At the same time, Delrio said, the Italian government is stressing the importance of increasing cooperation with Middle Eastern and North African countries including Libya, from which many Europe-bound migrants come, to try to improve border controls. "This is not the problem of a single state, but a phenomenon that extends beyond the organizational skills and policies of a single nation," he said. As he spoke, opposition members of the Northern League held up signs proclaiming "Clandestine (migration) is a crime" and two League MPs were ejected from the Lower House for refusing to come to order.

They loudly oppose the humanitarian Mare Nostrum search-and-rescue border operation which Italy began last October, after roughly 400 migrants drowned in two wrecks off the coast of Sicily.

It involves 782 Italian Navy personnel aboard a flotilla of vessels supported by Carabinieri, Coast Guard, police and Air Force units.

Already this year it has been involved in rescuing thousands of migrants, many fleeing war and poverty on rickety boats and rafts as more than 25,000 people arrived on Italian shores in the first four months of this year.

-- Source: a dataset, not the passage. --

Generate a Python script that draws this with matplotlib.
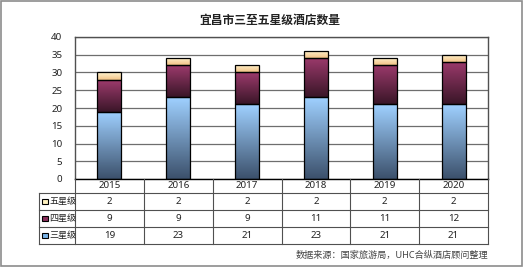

Centre-right Forza Italia Senator Maurizio Gasparri called Mare Nostrum "disastrous" because he said it only helps criminal human smugglers who are taking advantage of the rescue opportunity.

Delrio said that is not the government's intention, but it cannot turn its back on drowning migrants.

"The government does not favor the smugglers, but preventing death is a duty not only of Italy, but throughout Europe," he said. "We cannot turn the other way while tragedies happen in our sea," said Delrio. The Italian government has been pressing the European Union to provide more support for rescuing, processing and housing the tens of thousands of migrants that arrive by sea in Italy, the closest point of land for most.

"Europe explains everything about how to catch swordfish, but it turns its head when we go to rescue people in trouble", Premier Matteo Renzi said this week, after recent migrant boat disasters that cost at least 60 lives.

Also this week, EU border-management agency Frontex said its budget has been cut this year, even as arrivals in Italy in the first four months of 2014 rose by a dizzying 823% over the same period in 2013.